■ **The problem**
Go through the data and copy every line exactly, but not the images.

■ **Material**

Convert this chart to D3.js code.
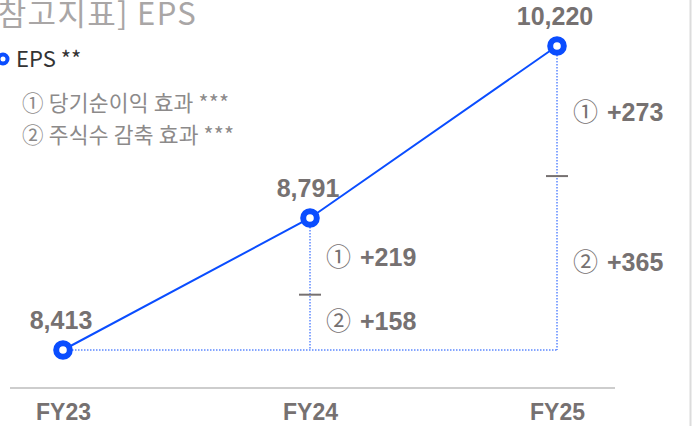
<!DOCTYPE html>
<html>
<head>
<meta charset="utf-8">
<script src="https://cdn.jsdelivr.net/npm/d3@7"></script>
<style>
  body { margin: 0; background: #fff; }
  svg { display: block; }
</style>
</head>
<body>
<div class="chart"></div>
<script>
// data
const years = ["FY23", "FY24", "FY25"];
const eps = [8413, 8791, 10220];
const netIncomeEffect = [null, 219, 273];   // ① 당기순이익 효과
const shareEffect = [null, 158, 365];       // ② 주식수 감축 효과
const legendItems = ["① 당기순이익 효과 ***", "② 주식수 감축 효과 ***"];

const width = 692, height = 426;
const blue = "#0a4dff";
const gray = "#767171";
const krFont = "'Noto Sans CJK KR', sans-serif";
const labelFont = "'Liberation Sans', Arial, sans-serif";

const svg = d3.select(".chart")
    .append("svg")
    .attr("width", width)
    .attr("height", height);

const xScale = d3.scalePoint()
    .domain(years)
    .range([63, 557]);

// the source chart is not drawn to a single linear scale, so use a piecewise one
const yScale = d3.scaleLinear()
    .domain(eps)
    .range([350, 218, 46]);

const baseY = yScale(eps[0]);

// right border
svg.append("line")
    .attr("x1", 690.5).attr("x2", 690.5)
    .attr("y1", 0).attr("y2", height)
    .attr("stroke", "#dcdcdc")
    .attr("stroke-width", 2);

// title
svg.append("text")
    .attr("x", -14)
    .attr("y", 25)
    .attr("font-family", krFont)
    .attr("font-size", 31)
    .attr("letter-spacing", 1.3)
    .attr("fill", "#a9a6a6")
    .text("[참고지표] EPS");

// legend
svg.append("circle")
    .attr("cx", 3).attr("cy", 59).attr("r", 4.5)
    .attr("fill", "white")
    .attr("stroke", blue)
    .attr("stroke-width", 4);
svg.append("text")
    .attr("x", 16).attr("y", 67)
    .attr("font-family", krFont)
    .attr("font-size", 22)
    .attr("fill", "#333")
    .text("EPS **");

svg.selectAll(".legend-item")
    .data(legendItems)
    .join("text")
    .attr("class", "legend-item")
    .attr("x", 22)
    .attr("y", (d, i) => 111 + i * 32)
    .attr("font-family", krFont)
    .attr("font-size", 21.5)
    .attr("letter-spacing", 0.2)
    .attr("fill", "#8c8a8a")
    .text(d => d);

// x axis
const xAxis = d3.axisBottom(xScale).tickSize(0).tickPadding(0);
svg.append("line")
    .attr("x1", 10).attr("x2", 615)
    .attr("y1", 388).attr("y2", 388)
    .attr("stroke", "#bdbdbd")
    .attr("stroke-width", 1.5);
svg.append("g")
    .attr("transform", "translate(0,420)")
    .call(xAxis)
    .call(g => g.select(".domain").remove())
    .call(g => g.selectAll(".tick text")
        .attr("y", 0)
        .attr("dy", 0)
        .attr("font-family", labelFont)
        .attr("font-weight", "bold")
        .attr("font-size", 23)
        .attr("fill", gray));

// dotted baseline and drops
svg.append("line")
    .attr("x1", xScale(years[0])).attr("x2", xScale(years[2]))
    .attr("y1", baseY).attr("y2", baseY)
    .attr("stroke", blue)
    .attr("stroke-width", 1)
    .attr("stroke-dasharray", "1.5,1.5");

const steps = years.map((y, i) => ({year: y, eps: eps[i], a: netIncomeEffect[i], b: shareEffect[i]}))
    .filter(d => d.a != null);

svg.selectAll(".drop")
    .data(steps)
    .join("line")
    .attr("class", "drop")
    .attr("x1", d => xScale(d.year)).attr("x2", d => xScale(d.year))
    .attr("y1", d => yScale(d.eps)).attr("y2", baseY)
    .attr("stroke", blue)
    .attr("stroke-width", 1)
    .attr("stroke-dasharray", "1.5,1.5");

// split mark between the two effects
const splitY = d => baseY + (yScale(d.eps) - baseY) * d.b / (d.a + d.b);
svg.selectAll(".split")
    .data(steps)
    .join("line")
    .attr("class", "split")
    .attr("x1", d => xScale(d.year) - 11).attr("x2", d => xScale(d.year) + 11)
    .attr("y1", splitY).attr("y2", splitY)
    .attr("stroke", gray)
    .attr("stroke-width", 2);

// effect labels
function effectLabel(sel, mark, key) {
    sel.append("tspan")
        .attr("font-family", krFont)
        .attr("font-weight", "normal")
        .text(mark);
    sel.append("tspan")
        .attr("dx", 9)
        .text(d => "+" + d[key]);
}

svg.selectAll(".lab-a")
    .data(steps)
    .join("text")
    .attr("class", "lab-a")
    .attr("x", d => xScale(d.year) + 16)
    .attr("y", d => (yScale(d.eps) + splitY(d)) / 2 + 10)
    .attr("font-family", labelFont)
    .attr("font-weight", "bold")
    .attr("font-size", 25)
    .attr("fill", gray)
    .call(effectLabel, "①", "a");

svg.selectAll(".lab-b")
    .data(steps)
    .join("text")
    .attr("class", "lab-b")
    .attr("x", d => xScale(d.year) + 16)
    .attr("y", d => (splitY(d) + baseY) / 2 + 8)
    .attr("font-family", labelFont)
    .attr("font-weight", "bold")
    .attr("font-size", 25)
    .attr("fill", gray)
    .call(effectLabel, "②", "b");

// line
const line = d3.line()
    .x((d, i) => xScale(years[i]))
    .y(d => yScale(d));

svg.append("path")
    .datum(eps)
    .attr("fill", "none")
    .attr("stroke", blue)
    .attr("stroke-width", 2)
    .attr("d", line);

svg.selectAll(".dot")
    .data(eps)
    .join("circle")
    .attr("class", "dot")
    .attr("cx", (d, i) => xScale(years[i]))
    .attr("cy", d => yScale(d))
    .attr("r", 6.8)
    .attr("fill", "white")
    .attr("stroke", blue)
    .attr("stroke-width", 6);

// value labels
svg.selectAll(".val")
    .data(eps)
    .join("text")
    .attr("class", "val")
    .attr("x", (d, i) => xScale(years[i]) - 2)
    .attr("y", d => yScale(d) - 21)
    .attr("text-anchor", "middle")
    .attr("font-family", labelFont)
    .attr("font-weight", "bold")
    .attr("font-size", 25)
    .attr("fill", gray)
    .text(d => d3.format(",")(d));
</script>
</body>
</html>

■ **Result**
Convert this chart to D3.js code.
<!DOCTYPE html>
<html>
<head>
<meta charset="utf-8">
<script src="https://cdn.jsdelivr.net/npm/d3@7"></script>
<style>
  body { margin: 0; background: #fff; }
  svg { display: block; }
</style>
</head>
<body>
<div class="chart"></div>
<script>
// data
const years = ["FY23", "FY24", "FY25"];
const eps = [8413, 8791, 10220];
const netIncomeEffect = [null, 219, 273];   // ① 당기순이익 효과
const shareEffect = [null, 158, 365];       // ② 주식수 감축 효과
const legendItems = ["① 당기순이익 효과 ***", "② 주식수 감축 효과 ***"];

const width = 692, height = 426;
const blue = "#0a4dff";
const gray = "#767171";
const krFont = "'Noto Sans CJK KR', sans-serif";
const labelFont = "'Liberation Sans', Arial, sans-serif";

const svg = d3.select(".chart")
    .append("svg")
    .attr("width", width)
    .attr("height", height);

const xScale = d3.scalePoint()
    .domain(years)
    .range([63, 557]);

// the source chart is not drawn to a single linear scale, so use a piecewise one
const yScale = d3.scaleLinear()
    .domain(eps)
    .range([350, 218, 46]);

const baseY = yScale(eps[0]);

// right border
svg.append("line")
    .attr("x1", 690.5).attr("x2", 690.5)
    .attr("y1", 0).attr("y2", height)
    .attr("stroke", "#dcdcdc")
    .attr("stroke-width", 2);

// title
svg.append("text")
    .attr("x", -14)
    .attr("y", 25)
    .attr("font-family", krFont)
    .attr("font-size", 31)
    .attr("letter-spacing", 1.3)
    .attr("fill", "#a9a6a6")
    .text("[참고지표] EPS");

// legend
svg.append("circle")
    .attr("cx", 3).attr("cy", 59).attr("r", 4.5)
    .attr("fill", "white")
    .attr("stroke", blue)
    .attr("stroke-width", 4);
svg.append("text")
    .attr("x", 16).attr("y", 67)
    .attr("font-family", krFont)
    .attr("font-size", 22)
    .attr("fill", "#333")
    .text("EPS **");

svg.selectAll(".legend-item")
    .data(legendItems)
    .join("text")
    .attr("class", "legend-item")
    .attr("x", 22)
    .attr("y", (d, i) => 111 + i * 32)
    .attr("font-family", krFont)
    .attr("font-size", 21.5)
    .attr("letter-spacing", 0.2)
    .attr("fill", "#8c8a8a")
    .text(d => d);

// x axis
const xAxis = d3.axisBottom(xScale).tickSize(0).tickPadding(0);
svg.append("line")
    .attr("x1", 10).attr("x2", 615)
    .attr("y1", 388).attr("y2", 388)
    .attr("stroke", "#bdbdbd")
    .attr("stroke-width", 1.5);
svg.append("g")
    .attr("transform", "translate(0,420)")
    .call(xAxis)
    .call(g => g.select(".domain").remove())
    .call(g => g.selectAll(".tick text")
        .attr("y", 0)
        .attr("dy", 0)
        .attr("font-family", labelFont)
        .attr("font-weight", "bold")
        .attr("font-size", 23)
        .attr("fill", gray));

// dotted baseline and drops
svg.append("line")
    .attr("x1", xScale(years[0])).attr("x2", xScale(years[2]))
    .attr("y1", baseY).attr("y2", baseY)
    .attr("stroke", blue)
    .attr("stroke-width", 1)
    .attr("stroke-dasharray", "1.5,1.5");

const steps = years.map((y, i) => ({year: y, eps: eps[i], a: netIncomeEffect[i], b: shareEffect[i]}))
    .filter(d => d.a != null);

svg.selectAll(".drop")
    .data(steps)
    .join("line")
    .attr("class", "drop")
    .attr("x1", d => xScale(d.year)).attr("x2", d => xScale(d.year))
    .attr("y1", d => yScale(d.eps)).attr("y2", baseY)
    .attr("stroke", blue)
    .attr("stroke-width", 1)
    .attr("stroke-dasharray", "1.5,1.5");

// split mark between the two effects
const splitY = d => baseY + (yScale(d.eps) - baseY) * d.b / (d.a + d.b);
svg.selectAll(".split")
    .data(steps)
    .join("line")
    .attr("class", "split")
    .attr("x1", d => xScale(d.year) - 11).attr("x2", d => xScale(d.year) + 11)
    .attr("y1", splitY).attr("y2", splitY)
    .attr("stroke", gray)
    .attr("stroke-width", 2);

// effect labels
function effectLabel(sel, mark, key) {
    sel.append("tspan")
        .attr("font-family", krFont)
        .attr("font-weight", "normal")
        .text(mark);
    sel.append("tspan")
        .attr("dx", 9)
        .text(d => "+" + d[key]);
}

svg.selectAll(".lab-a")
    .data(steps)
    .join("text")
    .attr("class", "lab-a")
    .attr("x", d => xScale(d.year) + 16)
    .attr("y", d => (yScale(d.eps) + splitY(d)) / 2 + 10)
    .attr("font-family", labelFont)
    .attr("font-weight", "bold")
    .attr("font-size", 25)
    .attr("fill", gray)
    .call(effectLabel, "①", "a");

svg.selectAll(".lab-b")
    .data(steps)
    .join("text")
    .attr("class", "lab-b")
    .attr("x", d => xScale(d.year) + 16)
    .attr("y", d => (splitY(d) + baseY) / 2 + 8)
    .attr("font-family", labelFont)
    .attr("font-weight", "bold")
    .attr("font-size", 25)
    .attr("fill", gray)
    .call(effectLabel, "②", "b");

// line
const line = d3.line()
    .x((d, i) => xScale(years[i]))
    .y(d => yScale(d));

svg.append("path")
    .datum(eps)
    .attr("fill", "none")
    .attr("stroke", blue)
    .attr("stroke-width", 2)
    .attr("d", line);

svg.selectAll(".dot")
    .data(eps)
    .join("circle")
    .attr("class", "dot")
    .attr("cx", (d, i) => xScale(years[i]))
    .attr("cy", d => yScale(d))
    .attr("r", 6.8)
    .attr("fill", "white")
    .attr("stroke", blue)
    .attr("stroke-width", 6);

// value labels
svg.selectAll(".val")
    .data(eps)
    .join("text")
    .attr("class", "val")
    .attr("x", (d, i) => xScale(years[i]) - 2)
    .attr("y", d => yScale(d) - 21)
    .attr("text-anchor", "middle")
    .attr("font-family", labelFont)
    .attr("font-weight", "bold")
    .attr("font-size", 25)
    .attr("fill", gray)
    .text(d => d3.format(",")(d));
</script>
</body>
</html>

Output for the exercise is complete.